I have recently been interrested in optimizing the shape of microwave/photonic devices for various applications and control of electromagnetic waves.
I designed an all-dielectric cloaking device at microwave frequencies. A gradient based topology optimization is employed to find a dielectric permittivity distribution that minimizes the diffracted field in free space. The layout is binary, i.e. made either of standard ABS plastic or air and is designed to reduce the scattering from an ABS cylinder excited by a line source for TE polarization. We study the performances of cloaks optimized for one, two and three frequencies in terms of scattering reduction and correlations with respect to the free space propagation case. Finally, a modal analysis is carried out providing physical insights on the resonant cloaking mechanism at stake.

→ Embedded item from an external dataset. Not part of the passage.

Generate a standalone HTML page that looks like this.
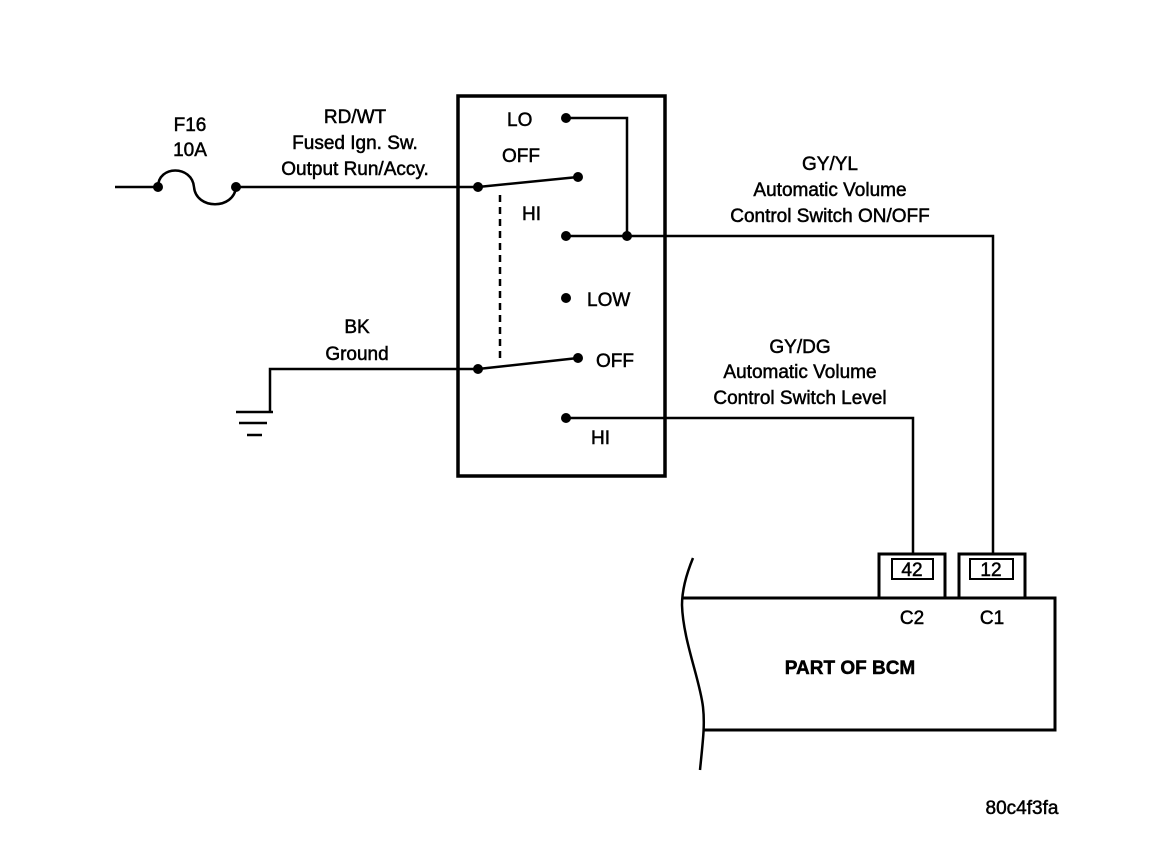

We report the design, fabrication and experimental verification of an illusion device working at microwave frequencies. A two dimensional topology optimization procedure is employed to find the binary layout of a dielectric coating that, when wrapped around a metallic cylinder, mimics the scattering from a predefined, arbitrarily-shaped dielectric object. Fabrication is carried out with 3D-printing and spatially resolved near field measurements in a waveguide configuration were performed, allowing us to map the illusion effect. Our work provides general guidelines for engineering electromagnetic illusions but can be extended to shape the near and far-field radiations using low index isotropic materials.